I find that there’s a massive difference between people who read and think for themselves and people who drift along on the waves of pop culture, enjoying whatever entertainment is sent their way. It’s not that one group is necessarily smarter than the other. It’s simply that one group has surrendered the joys of thinking and living an independent life.
People constantly tell me about some new entertainment they’ve found and try to tell me why I should try it.
“This is different,” they’ll say. “Most stuff isn’t good, but this is really good.”
Well, of course, it’s good. There’s a constant flood of really good entertainment. Even if you confine yourself to high-class entertainment that’s popular with snobby reviewers, you will fill your life with so much entertainment that you’ll crowd out the time you should be reading and thinking for yourself.
Of course, there’s great entertainment out there. Supremely talented creators are paid a lot of money to get your attention for the companies which want to buy your time. It’s not that entertainment is “a vast wasteland,” as some people claim. It’s that it’s filled with beautiful, shiny trinkets which will take up more and more and more of your time — until you no longer have the time or energy to think for yourself (and your attention span is shot).
I’m not arguing that life should be nothing but drudgery and serious thinking. I love fun quite a bit. At times, I enjoy some mindless entertainment, too. The problem is when so much fun pushes the rest of life out of the way — it becomes your way of life — and life loses its meaning as you turn into a mindless consumer. You’re no longer an independent thinker choosing your own life and finding your own meaning.
The so-called Metaverse is another step down this dystopian road. First television, then social media and then virtual reality. These steps have been building on one another. They are slowly crowding out the “alone time” that we as individuals need to read serious books and to think for ourselves — and to talk with other people about ideas.
And the further we go down this road, the more people are turning into passive consumers who just “ride the bus” and complain that they don’t have enough choices.
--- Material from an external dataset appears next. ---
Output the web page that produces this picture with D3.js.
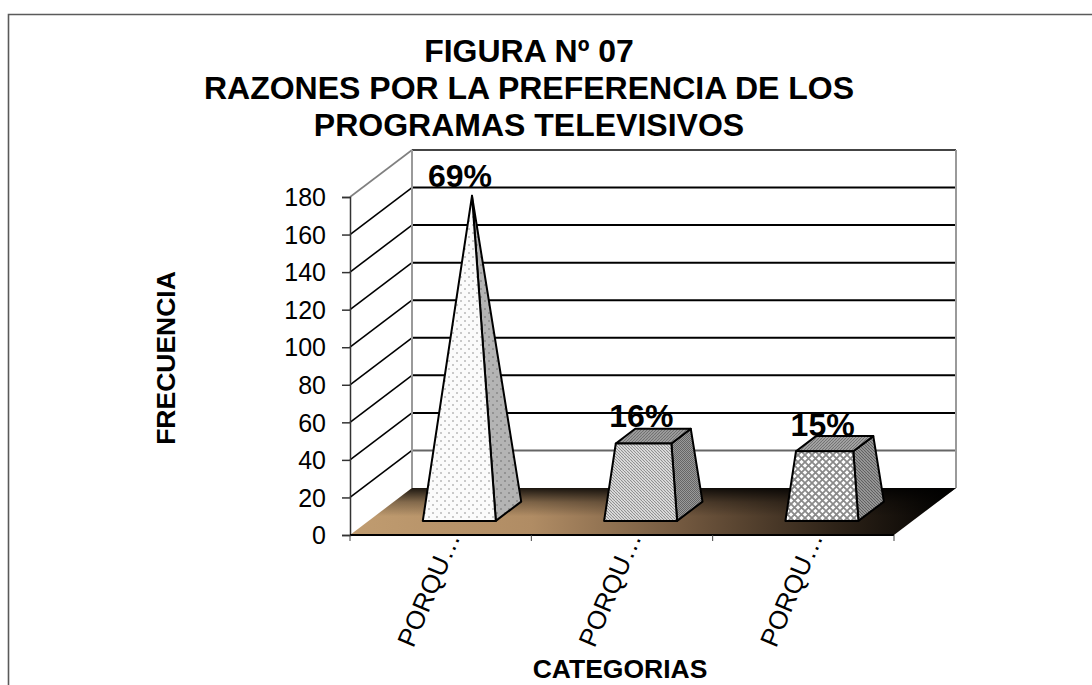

You can choose to make your life whatever you want it to be. It’s not easy to go against the tide of popular culture, but you can do it. What’s more, the future of the world depends on some people choosing to be among the thinkers and doers. Those people will be needed more than ever when this dysfunctional culture collapses on itself in time.
There’s nothing ultimately wrong — in isolation — with television, movies, social media, gaming, virtual reality or the rest. But when these forms of entertainment slowly take over your life — and when they own your children’s lives — you won’t know it until it’s too late.
If you’re waiting for a sign, let this be your warning. Take control of your own life and your own mind — before it’s too late.